*WHAT IS REQUIRED*:
Quote every line below exactly and skip any picture.
====================
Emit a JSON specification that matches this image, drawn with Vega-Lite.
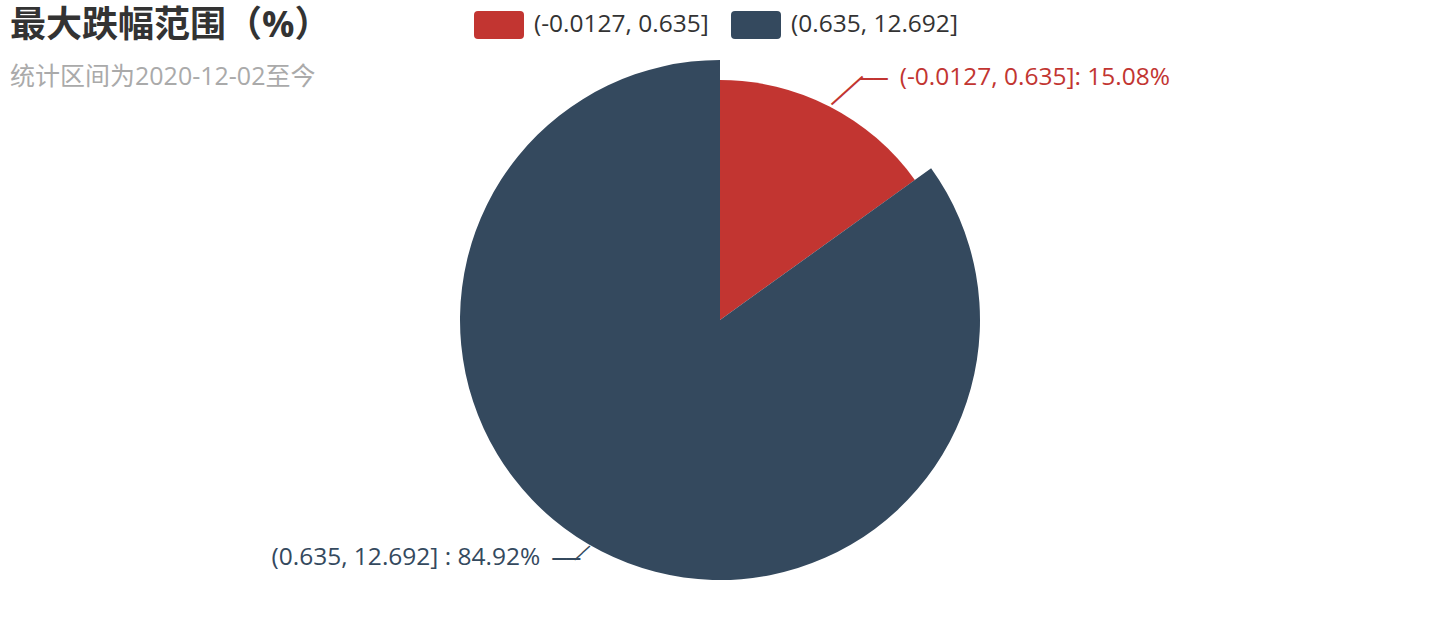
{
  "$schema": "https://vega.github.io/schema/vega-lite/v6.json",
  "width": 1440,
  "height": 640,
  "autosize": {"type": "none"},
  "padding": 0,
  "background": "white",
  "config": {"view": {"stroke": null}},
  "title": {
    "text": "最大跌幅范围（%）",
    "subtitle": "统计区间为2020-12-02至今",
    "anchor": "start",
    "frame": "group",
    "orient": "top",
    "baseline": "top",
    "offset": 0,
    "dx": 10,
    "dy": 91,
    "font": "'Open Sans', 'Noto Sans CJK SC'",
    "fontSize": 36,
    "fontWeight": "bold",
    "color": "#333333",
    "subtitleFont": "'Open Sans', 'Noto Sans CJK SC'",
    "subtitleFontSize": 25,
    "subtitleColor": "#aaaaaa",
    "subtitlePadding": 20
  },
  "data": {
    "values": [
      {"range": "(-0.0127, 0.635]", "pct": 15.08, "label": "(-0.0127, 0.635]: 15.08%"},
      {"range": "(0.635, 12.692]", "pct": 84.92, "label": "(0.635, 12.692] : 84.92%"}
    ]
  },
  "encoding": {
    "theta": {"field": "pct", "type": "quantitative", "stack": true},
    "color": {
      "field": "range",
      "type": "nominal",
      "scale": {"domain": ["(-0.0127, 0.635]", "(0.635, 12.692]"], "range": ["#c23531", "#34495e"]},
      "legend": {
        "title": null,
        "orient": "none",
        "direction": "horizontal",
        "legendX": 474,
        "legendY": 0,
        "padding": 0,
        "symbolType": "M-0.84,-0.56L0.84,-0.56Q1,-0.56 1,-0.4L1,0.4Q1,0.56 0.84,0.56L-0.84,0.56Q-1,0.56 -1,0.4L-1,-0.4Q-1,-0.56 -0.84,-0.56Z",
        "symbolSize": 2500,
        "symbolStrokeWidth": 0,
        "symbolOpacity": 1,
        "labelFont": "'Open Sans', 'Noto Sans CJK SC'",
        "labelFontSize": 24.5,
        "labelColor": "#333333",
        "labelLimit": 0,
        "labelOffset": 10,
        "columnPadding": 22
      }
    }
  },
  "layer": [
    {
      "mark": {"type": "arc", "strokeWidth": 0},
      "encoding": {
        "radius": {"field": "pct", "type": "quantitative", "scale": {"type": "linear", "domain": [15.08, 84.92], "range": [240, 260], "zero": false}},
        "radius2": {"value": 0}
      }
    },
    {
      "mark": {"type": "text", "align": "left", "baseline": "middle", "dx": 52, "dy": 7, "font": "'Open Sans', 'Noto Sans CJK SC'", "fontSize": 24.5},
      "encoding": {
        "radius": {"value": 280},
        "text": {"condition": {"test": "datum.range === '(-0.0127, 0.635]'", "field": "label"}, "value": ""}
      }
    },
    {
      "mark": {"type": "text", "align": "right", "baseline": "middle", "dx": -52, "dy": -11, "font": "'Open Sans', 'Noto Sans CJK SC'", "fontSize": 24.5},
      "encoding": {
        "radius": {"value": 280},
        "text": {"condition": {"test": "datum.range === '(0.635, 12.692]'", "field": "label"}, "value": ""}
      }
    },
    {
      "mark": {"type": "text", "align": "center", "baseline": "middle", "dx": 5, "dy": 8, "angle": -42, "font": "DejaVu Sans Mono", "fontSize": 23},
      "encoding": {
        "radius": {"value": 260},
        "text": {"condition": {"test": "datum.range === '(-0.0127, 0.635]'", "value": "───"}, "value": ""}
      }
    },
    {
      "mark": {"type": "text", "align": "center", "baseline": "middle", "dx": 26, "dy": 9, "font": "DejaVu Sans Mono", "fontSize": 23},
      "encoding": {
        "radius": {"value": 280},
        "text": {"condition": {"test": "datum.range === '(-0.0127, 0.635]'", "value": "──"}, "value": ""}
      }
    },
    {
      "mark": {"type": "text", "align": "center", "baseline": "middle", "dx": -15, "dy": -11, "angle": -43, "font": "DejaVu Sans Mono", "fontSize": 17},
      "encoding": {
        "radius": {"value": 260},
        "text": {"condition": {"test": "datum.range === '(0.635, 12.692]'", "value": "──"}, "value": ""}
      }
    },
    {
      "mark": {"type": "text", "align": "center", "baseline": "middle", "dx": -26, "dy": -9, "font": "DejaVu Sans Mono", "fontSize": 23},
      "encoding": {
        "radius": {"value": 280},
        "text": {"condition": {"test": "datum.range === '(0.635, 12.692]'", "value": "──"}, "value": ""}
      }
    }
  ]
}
====================
*EXERCISE RESULT*:
Emit a JSON specification that matches this image, drawn with Vega-Lite.
{
  "$schema": "https://vega.github.io/schema/vega-lite/v6.json",
  "width": 1440,
  "height": 640,
  "autosize": {"type": "none"},
  "padding": 0,
  "background": "white",
  "config": {"view": {"stroke": null}},
  "title": {
    "text": "最大跌幅范围（%）",
    "subtitle": "统计区间为2020-12-02至今",
    "anchor": "start",
    "frame": "group",
    "orient": "top",
    "baseline": "top",
    "offset": 0,
    "dx": 10,
    "dy": 91,
    "font": "'Open Sans', 'Noto Sans CJK SC'",
    "fontSize": 36,
    "fontWeight": "bold",
    "color": "#333333",
    "subtitleFont": "'Open Sans', 'Noto Sans CJK SC'",
    "subtitleFontSize": 25,
    "subtitleColor": "#aaaaaa",
    "subtitlePadding": 20
  },
  "data": {
    "values": [
      {"range": "(-0.0127, 0.635]", "pct": 15.08, "label": "(-0.0127, 0.635]: 15.08%"},
      {"range": "(0.635, 12.692]", "pct": 84.92, "label": "(0.635, 12.692] : 84.92%"}
    ]
  },
  "encoding": {
    "theta": {"field": "pct", "type": "quantitative", "stack": true},
    "color": {
      "field": "range",
      "type": "nominal",
      "scale": {"domain": ["(-0.0127, 0.635]", "(0.635, 12.692]"], "range": ["#c23531", "#34495e"]},
      "legend": {
        "title": null,
        "orient": "none",
        "direction": "horizontal",
        "legendX": 474,
        "legendY": 0,
        "padding": 0,
        "symbolType": "M-0.84,-0.56L0.84,-0.56Q1,-0.56 1,-0.4L1,0.4Q1,0.56 0.84,0.56L-0.84,0.56Q-1,0.56 -1,0.4L-1,-0.4Q-1,-0.56 -0.84,-0.56Z",
        "symbolSize": 2500,
        "symbolStrokeWidth": 0,
        "symbolOpacity": 1,
        "labelFont": "'Open Sans', 'Noto Sans CJK SC'",
        "labelFontSize": 24.5,
        "labelColor": "#333333",
        "labelLimit": 0,
        "labelOffset": 10,
        "columnPadding": 22
      }
    }
  },
  "layer": [
    {
      "mark": {"type": "arc", "strokeWidth": 0},
      "encoding": {
        "radius": {"field": "pct", "type": "quantitative", "scale": {"type": "linear", "domain": [15.08, 84.92], "range": [240, 260], "zero": false}},
        "radius2": {"value": 0}
      }
    },
    {
      "mark": {"type": "text", "align": "left", "baseline": "middle", "dx": 52, "dy": 7, "font": "'Open Sans', 'Noto Sans CJK SC'", "fontSize": 24.5},
      "encoding": {
        "radius": {"value": 280},
        "text": {"condition": {"test": "datum.range === '(-0.0127, 0.635]'", "field": "label"}, "value": ""}
      }
    },
    {
      "mark": {"type": "text", "align": "right", "baseline": "middle", "dx": -52, "dy": -11, "font": "'Open Sans', 'Noto Sans CJK SC'", "fontSize": 24.5},
      "encoding": {
        "radius": {"value": 280},
        "text": {"condition": {"test": "datum.range === '(0.635, 12.692]'", "field": "label"}, "value": ""}
      }
    },
    {
      "mark": {"type": "text", "align": "center", "baseline": "middle", "dx": 5, "dy": 8, "angle": -42, "font": "DejaVu Sans Mono", "fontSize": 23},
      "encoding": {
        "radius": {"value": 260},
        "text": {"condition": {"test": "datum.range === '(-0.0127, 0.635]'", "value": "───"}, "value": ""}
      }
    },
    {
      "mark": {"type": "text", "align": "center", "baseline": "middle", "dx": 26, "dy": 9, "font": "DejaVu Sans Mono", "fontSize": 23},
      "encoding": {
        "radius": {"value": 280},
        "text": {"condition": {"test": "datum.range === '(-0.0127, 0.635]'", "value": "──"}, "value": ""}
      }
    },
    {
      "mark": {"type": "text", "align": "center", "baseline": "middle", "dx": -15, "dy": -11, "angle": -43, "font": "DejaVu Sans Mono", "fontSize": 17},
      "encoding": {
        "radius": {"value": 260},
        "text": {"condition": {"test": "datum.range === '(0.635, 12.692]'", "value": "──"}, "value": ""}
      }
    },
    {
      "mark": {"type": "text", "align": "center", "baseline": "middle", "dx": -26, "dy": -9, "font": "DejaVu Sans Mono", "fontSize": 23},
      "encoding": {
        "radius": {"value": 280},
        "text": {"condition": {"test": "datum.range === '(0.635, 12.692]'", "value": "──"}, "value": ""}
      }
    }
  ]
}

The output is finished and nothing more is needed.